Cobbled together
Give a bit of credit to the Trump administration for trying to broker an end to hostilities in Afghanistan via parallel agreements with the government in Kabul and the Taliban insurgencies. Blame the administration for failing to anticipate that it would be a nonstarter to make the freeing of 5,000 Taliban prisoners a precondition of talks between those two parties.
President Ashraf Ghani understandably rejected that notion, well aware that returning thousands of jihadis to the battlefield will strengthen a Taliban insurgency that remains committed to destabilizing the government and killing innocent Afghans, like Monday’s motorcycle bomb attack at a soccer game, which took three lives and wounded 11.

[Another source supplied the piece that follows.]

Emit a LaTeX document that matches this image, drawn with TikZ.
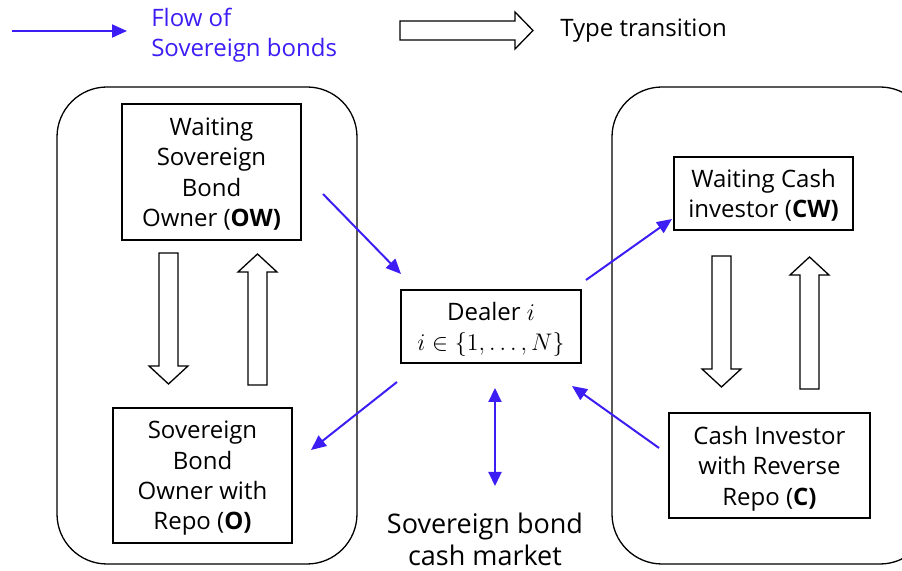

Those in Trump’s Republican Party who cheer the framework, six years after having lost their heads when President Obama released a mere five Taliban prisoners in exchange for the release of Bowe Bergdahl, beclown themselves.
Nor does the Taliban even have to recognize the legitimacy of a Kabul government for which America and our coalition partners sacrificed blood and treasure.
What’s more, the U.S. has laid out a timetable for withdrawing 12,000 American troops before the Afghan foes sit across a table in Oslo peace talks. That rewards intransigence.
No American should be blasé about the prospect of indefinitely keeping troops in a war zone. Provided the U.S. retains the capacity to root out terrorism when necessary, two decades with a heavy footprint is long enough.
But how we get from today to withdrawal matters mightily. So far, not so good.